▸ **Problem to work on**: Only the lines from the start of the entries through the line with "cf_07_err = [11, 13, 13]" are wanted; please output them exactly.

▸ **Data in this exercise**:
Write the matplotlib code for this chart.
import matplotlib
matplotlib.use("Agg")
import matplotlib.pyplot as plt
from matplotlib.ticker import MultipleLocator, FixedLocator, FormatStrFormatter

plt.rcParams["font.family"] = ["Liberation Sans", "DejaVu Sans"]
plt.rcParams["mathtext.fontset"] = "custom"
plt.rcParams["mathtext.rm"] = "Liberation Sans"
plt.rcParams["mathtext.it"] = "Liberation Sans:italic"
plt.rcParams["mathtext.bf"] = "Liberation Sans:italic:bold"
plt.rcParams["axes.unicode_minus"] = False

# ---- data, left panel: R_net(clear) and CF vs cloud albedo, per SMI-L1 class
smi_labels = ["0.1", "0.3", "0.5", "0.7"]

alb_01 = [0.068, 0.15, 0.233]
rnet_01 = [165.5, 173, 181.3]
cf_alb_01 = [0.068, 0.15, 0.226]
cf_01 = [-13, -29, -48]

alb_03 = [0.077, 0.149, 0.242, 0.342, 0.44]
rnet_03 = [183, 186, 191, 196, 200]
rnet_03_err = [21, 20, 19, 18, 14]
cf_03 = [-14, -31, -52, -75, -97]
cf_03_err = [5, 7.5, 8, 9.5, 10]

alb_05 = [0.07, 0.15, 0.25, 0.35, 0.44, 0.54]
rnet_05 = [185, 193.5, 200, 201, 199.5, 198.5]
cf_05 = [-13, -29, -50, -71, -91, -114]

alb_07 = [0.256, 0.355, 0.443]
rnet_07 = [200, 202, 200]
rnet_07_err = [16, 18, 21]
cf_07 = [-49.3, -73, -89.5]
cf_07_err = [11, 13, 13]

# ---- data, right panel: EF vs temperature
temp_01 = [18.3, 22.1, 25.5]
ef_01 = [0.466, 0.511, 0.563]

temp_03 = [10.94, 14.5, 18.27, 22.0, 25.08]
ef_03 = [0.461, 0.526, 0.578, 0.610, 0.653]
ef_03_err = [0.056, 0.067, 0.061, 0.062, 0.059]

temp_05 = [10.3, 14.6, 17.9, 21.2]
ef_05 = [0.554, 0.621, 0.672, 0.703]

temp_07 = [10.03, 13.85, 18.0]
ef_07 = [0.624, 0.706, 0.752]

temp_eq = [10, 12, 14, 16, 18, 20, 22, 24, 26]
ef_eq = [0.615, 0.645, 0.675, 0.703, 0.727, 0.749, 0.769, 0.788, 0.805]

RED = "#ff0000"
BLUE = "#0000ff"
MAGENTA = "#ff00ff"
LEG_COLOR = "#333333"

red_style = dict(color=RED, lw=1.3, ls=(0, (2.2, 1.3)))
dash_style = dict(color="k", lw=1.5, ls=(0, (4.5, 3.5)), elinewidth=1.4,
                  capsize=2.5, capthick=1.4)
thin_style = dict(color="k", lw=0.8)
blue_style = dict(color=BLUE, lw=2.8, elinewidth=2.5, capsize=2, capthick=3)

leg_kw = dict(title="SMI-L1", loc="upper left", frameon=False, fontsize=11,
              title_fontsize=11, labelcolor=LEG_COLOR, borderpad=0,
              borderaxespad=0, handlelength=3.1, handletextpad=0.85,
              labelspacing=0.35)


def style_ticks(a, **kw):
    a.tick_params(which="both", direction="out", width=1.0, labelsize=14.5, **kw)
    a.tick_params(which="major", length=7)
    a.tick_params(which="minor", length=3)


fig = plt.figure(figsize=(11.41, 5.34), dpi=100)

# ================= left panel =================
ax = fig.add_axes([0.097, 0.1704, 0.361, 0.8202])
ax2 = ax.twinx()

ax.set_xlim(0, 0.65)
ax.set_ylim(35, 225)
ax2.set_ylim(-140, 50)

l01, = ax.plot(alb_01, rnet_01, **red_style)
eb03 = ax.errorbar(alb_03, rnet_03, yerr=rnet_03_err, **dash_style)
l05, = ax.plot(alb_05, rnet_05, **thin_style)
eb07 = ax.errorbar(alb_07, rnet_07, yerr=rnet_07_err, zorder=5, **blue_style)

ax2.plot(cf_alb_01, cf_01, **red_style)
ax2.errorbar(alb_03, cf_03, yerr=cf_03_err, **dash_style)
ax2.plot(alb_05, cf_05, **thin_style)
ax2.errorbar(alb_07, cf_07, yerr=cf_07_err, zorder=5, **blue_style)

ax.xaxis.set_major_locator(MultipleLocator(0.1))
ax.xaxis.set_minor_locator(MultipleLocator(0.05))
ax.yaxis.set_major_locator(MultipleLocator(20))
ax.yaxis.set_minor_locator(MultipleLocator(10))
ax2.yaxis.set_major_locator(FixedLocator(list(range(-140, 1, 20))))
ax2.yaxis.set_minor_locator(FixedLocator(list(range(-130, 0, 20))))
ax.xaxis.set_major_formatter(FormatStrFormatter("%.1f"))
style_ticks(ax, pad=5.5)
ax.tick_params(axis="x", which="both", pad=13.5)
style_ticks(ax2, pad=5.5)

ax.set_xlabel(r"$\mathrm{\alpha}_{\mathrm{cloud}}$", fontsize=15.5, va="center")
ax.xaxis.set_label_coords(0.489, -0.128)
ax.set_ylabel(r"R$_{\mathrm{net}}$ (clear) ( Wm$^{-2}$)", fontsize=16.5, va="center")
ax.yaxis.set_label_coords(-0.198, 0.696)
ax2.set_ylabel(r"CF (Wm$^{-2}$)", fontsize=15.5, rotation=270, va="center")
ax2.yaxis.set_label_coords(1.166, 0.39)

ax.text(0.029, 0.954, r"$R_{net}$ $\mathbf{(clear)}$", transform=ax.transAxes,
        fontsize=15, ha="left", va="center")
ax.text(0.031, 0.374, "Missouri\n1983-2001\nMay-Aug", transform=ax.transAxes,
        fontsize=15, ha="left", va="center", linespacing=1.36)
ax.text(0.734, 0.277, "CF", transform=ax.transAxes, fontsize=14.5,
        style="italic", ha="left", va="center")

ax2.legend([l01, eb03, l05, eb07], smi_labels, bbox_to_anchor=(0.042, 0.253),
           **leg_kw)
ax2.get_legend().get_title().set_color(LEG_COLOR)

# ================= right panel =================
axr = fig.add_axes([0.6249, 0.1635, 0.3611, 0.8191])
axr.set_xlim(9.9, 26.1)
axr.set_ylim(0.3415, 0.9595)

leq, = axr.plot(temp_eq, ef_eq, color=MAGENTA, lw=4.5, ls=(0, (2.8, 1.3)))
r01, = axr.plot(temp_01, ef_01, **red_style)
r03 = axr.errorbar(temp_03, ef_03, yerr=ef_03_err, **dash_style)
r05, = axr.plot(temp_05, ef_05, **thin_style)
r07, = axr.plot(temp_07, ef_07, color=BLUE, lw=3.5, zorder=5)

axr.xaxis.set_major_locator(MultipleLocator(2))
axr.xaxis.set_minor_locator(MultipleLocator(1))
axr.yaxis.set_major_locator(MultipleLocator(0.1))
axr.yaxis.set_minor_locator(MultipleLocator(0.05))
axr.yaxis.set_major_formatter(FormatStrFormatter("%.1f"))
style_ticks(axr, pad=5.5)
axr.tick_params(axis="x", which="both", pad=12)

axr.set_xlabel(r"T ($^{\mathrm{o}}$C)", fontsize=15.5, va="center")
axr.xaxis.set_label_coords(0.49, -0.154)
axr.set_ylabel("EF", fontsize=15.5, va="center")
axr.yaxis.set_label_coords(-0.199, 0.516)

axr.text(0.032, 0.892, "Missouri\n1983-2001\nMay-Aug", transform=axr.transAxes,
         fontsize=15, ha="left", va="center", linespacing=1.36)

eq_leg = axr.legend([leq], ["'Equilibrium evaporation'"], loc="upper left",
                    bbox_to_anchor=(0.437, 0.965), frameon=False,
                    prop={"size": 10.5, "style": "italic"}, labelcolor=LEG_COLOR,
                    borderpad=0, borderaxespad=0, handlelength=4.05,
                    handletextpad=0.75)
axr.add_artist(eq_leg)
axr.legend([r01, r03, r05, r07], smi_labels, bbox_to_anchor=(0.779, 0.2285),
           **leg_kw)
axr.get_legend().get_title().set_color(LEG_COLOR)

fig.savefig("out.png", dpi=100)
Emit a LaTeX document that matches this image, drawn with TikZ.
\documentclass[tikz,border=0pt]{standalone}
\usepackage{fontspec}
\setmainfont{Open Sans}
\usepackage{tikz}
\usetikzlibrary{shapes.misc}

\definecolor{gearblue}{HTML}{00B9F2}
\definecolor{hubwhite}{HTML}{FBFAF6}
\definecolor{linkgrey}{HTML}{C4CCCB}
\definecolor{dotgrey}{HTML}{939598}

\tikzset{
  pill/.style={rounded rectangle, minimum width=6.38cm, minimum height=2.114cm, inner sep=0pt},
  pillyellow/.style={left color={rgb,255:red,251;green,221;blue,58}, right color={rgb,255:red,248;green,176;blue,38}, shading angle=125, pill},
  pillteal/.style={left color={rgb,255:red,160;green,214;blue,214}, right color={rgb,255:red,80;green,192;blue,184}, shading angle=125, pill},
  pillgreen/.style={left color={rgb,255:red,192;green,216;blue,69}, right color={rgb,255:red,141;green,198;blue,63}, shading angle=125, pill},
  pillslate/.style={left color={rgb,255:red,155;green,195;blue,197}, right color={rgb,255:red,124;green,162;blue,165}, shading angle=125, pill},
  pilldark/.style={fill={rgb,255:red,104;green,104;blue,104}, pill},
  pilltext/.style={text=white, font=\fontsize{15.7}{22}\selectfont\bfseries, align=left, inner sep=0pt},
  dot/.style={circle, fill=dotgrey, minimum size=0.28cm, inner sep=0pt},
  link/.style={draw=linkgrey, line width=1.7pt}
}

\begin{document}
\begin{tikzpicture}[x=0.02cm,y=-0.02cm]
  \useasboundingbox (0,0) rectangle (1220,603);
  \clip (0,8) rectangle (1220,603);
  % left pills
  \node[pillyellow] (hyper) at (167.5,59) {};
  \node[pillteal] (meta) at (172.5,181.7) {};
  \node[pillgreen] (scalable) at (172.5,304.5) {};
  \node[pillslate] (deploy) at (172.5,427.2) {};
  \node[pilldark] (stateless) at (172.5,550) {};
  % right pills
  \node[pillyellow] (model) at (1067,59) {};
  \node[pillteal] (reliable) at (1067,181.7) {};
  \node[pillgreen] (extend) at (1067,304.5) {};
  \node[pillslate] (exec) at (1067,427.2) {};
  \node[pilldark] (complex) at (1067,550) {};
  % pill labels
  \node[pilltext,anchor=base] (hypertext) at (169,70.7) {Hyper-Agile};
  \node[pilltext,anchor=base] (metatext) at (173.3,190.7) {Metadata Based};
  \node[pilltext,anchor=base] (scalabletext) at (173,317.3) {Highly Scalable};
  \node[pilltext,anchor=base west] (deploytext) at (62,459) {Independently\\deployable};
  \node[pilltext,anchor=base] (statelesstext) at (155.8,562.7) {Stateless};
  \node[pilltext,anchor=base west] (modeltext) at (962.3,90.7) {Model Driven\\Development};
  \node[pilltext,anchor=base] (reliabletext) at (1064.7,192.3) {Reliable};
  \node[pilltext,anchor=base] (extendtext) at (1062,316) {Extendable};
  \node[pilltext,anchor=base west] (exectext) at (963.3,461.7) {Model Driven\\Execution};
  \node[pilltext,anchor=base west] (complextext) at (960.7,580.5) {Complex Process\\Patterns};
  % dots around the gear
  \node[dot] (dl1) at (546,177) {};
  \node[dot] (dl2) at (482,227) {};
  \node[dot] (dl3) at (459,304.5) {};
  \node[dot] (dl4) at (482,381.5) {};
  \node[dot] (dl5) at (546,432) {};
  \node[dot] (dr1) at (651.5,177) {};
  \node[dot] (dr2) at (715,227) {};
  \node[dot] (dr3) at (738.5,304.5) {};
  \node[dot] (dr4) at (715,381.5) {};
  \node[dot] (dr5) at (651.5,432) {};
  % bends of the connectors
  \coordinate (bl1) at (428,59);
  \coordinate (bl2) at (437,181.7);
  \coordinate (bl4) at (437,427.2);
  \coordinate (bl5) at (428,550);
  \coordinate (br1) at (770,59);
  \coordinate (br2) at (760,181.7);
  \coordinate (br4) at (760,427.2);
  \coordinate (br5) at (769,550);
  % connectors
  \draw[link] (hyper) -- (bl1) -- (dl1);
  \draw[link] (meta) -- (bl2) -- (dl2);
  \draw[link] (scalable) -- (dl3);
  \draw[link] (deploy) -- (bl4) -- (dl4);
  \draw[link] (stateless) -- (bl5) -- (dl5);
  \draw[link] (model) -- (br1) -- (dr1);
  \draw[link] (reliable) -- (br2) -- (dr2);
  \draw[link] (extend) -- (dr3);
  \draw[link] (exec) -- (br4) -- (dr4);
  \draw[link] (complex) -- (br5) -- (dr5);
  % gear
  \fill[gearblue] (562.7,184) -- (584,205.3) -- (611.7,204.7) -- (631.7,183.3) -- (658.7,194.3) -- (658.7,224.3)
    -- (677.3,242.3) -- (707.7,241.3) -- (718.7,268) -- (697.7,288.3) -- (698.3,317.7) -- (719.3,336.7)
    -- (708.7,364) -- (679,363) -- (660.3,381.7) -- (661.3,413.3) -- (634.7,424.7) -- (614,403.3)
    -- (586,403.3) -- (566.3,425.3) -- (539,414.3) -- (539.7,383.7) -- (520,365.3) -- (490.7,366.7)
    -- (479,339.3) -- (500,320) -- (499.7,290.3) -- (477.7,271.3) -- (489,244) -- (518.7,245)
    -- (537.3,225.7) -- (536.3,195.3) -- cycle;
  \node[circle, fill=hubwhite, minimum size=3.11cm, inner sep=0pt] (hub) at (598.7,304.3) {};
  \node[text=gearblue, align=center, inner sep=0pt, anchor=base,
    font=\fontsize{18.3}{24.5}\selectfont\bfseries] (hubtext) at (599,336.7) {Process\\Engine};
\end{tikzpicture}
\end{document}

▸ **Completed exercise**:
Write the matplotlib code for this chart.
import matplotlib
matplotlib.use("Agg")
import matplotlib.pyplot as plt
from matplotlib.ticker import MultipleLocator, FixedLocator, FormatStrFormatter

plt.rcParams["font.family"] = ["Liberation Sans", "DejaVu Sans"]
plt.rcParams["mathtext.fontset"] = "custom"
plt.rcParams["mathtext.rm"] = "Liberation Sans"
plt.rcParams["mathtext.it"] = "Liberation Sans:italic"
plt.rcParams["mathtext.bf"] = "Liberation Sans:italic:bold"
plt.rcParams["axes.unicode_minus"] = False

# ---- data, left panel: R_net(clear) and CF vs cloud albedo, per SMI-L1 class
smi_labels = ["0.1", "0.3", "0.5", "0.7"]

alb_01 = [0.068, 0.15, 0.233]
rnet_01 = [165.5, 173, 181.3]
cf_alb_01 = [0.068, 0.15, 0.226]
cf_01 = [-13, -29, -48]

alb_03 = [0.077, 0.149, 0.242, 0.342, 0.44]
rnet_03 = [183, 186, 191, 196, 200]
rnet_03_err = [21, 20, 19, 18, 14]
cf_03 = [-14, -31, -52, -75, -97]
cf_03_err = [5, 7.5, 8, 9.5, 10]

alb_05 = [0.07, 0.15, 0.25, 0.35, 0.44, 0.54]
rnet_05 = [185, 193.5, 200, 201, 199.5, 198.5]
cf_05 = [-13, -29, -50, -71, -91, -114]

alb_07 = [0.256, 0.355, 0.443]
rnet_07 = [200, 202, 200]
rnet_07_err = [16, 18, 21]
cf_07 = [-49.3, -73, -89.5]
cf_07_err = [11, 13, 13]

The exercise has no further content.